C’est maintenant des milliers de personnes qui à travers le monde suivent ses reportages et le jeune photographe ne compte pas s’arrêter en si bon chemin. Plus de reportages mais également des expositions, Ruben ne minimise pas les projets : “Avant de penser l'exposition photos au village je pensais d'abord faire une exposition pour les gens de la diaspora, ailleurs, je reste ouvert aux possibilités” confie-t-il.
RK: Je considère le Congo comme ma maison ce qui fait que je ne travaille pas uniquement au Kasaï et ai eu la chance de travailler dans d'autres provinces et villages. À chaque fois j’ai été bien reçu et ai eu le sentiment d'être chez moi au delà des différences de langues.” Des expériences rassurantes pour le photographe qui rappelle le fléau du tribalisme fréquent dans le pays. “En tant qu’artiste je suis parti ailleurs, et j’ai vu que le Congo est notre maison à tous, peu importe là où on se trouve c’est chez nous, c’est notre maison. Il ne faut pas se limiter aux frontières des régions, non, nous sommes des congolais et le Congo est notre maison.”
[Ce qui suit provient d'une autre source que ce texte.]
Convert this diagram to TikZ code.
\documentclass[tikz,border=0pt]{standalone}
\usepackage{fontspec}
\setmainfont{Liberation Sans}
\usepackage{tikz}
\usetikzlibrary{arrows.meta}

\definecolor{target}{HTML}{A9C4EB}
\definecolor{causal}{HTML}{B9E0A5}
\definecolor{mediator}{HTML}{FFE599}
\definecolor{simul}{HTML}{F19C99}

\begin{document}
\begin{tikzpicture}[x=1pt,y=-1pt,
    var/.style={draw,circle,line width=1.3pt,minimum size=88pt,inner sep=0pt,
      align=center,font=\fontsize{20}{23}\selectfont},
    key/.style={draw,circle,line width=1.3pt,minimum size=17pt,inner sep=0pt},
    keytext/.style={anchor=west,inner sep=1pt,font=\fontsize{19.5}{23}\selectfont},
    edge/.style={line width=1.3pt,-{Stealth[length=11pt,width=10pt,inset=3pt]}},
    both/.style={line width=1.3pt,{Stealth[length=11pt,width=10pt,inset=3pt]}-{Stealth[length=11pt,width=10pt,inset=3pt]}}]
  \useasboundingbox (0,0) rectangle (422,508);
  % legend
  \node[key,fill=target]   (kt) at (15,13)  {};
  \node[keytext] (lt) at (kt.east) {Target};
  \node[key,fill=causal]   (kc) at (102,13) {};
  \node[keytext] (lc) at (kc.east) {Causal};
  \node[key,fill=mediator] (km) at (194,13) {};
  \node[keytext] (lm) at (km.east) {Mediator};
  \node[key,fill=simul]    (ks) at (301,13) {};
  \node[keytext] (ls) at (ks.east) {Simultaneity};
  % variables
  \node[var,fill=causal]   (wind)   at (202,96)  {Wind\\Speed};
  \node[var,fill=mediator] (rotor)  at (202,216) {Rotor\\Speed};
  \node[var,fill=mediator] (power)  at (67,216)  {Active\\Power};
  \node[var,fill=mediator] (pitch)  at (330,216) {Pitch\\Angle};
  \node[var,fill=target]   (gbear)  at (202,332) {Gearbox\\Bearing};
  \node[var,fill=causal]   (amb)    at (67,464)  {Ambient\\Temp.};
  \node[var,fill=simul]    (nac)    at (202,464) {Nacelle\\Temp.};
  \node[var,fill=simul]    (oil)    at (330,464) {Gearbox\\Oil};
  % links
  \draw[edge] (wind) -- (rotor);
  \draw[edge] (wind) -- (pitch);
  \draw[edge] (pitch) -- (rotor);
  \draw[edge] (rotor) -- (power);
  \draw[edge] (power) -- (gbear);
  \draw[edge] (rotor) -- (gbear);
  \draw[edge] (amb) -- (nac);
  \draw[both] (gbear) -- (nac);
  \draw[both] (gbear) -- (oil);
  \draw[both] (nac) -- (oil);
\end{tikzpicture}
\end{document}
Quelles sont tes sources d’inspiration ?
RK: Je suis plein d’inspirations dans tout ce que je fais. Mais il m'arrive aussi de prendre des photos et de les garder pendant jusqu'à un an avant de les publier et de commencer à écrire. Je peux rester un mois sans prendre de photos où alors je n’ai pas d’inspiration. Un jour une personne m’a dit: Si tu veux être artiste, si tu veux faire quelque chose pour ta communauté, tu peux le faire maintenant, n’attends jamais demain. C’est une phrase qui m’a transformé. Si tu veux être ce que tu veux être, tu peux l’être dès maintenant. Comprendre qu’il était possible de faire des choses dès maintenant, sans attendre demain mais de le faire aujourd’hui, c’est une forme de motivation pour moi, un déclic, celui qui m’a ouvert les yeux et que je continue d’appliquer.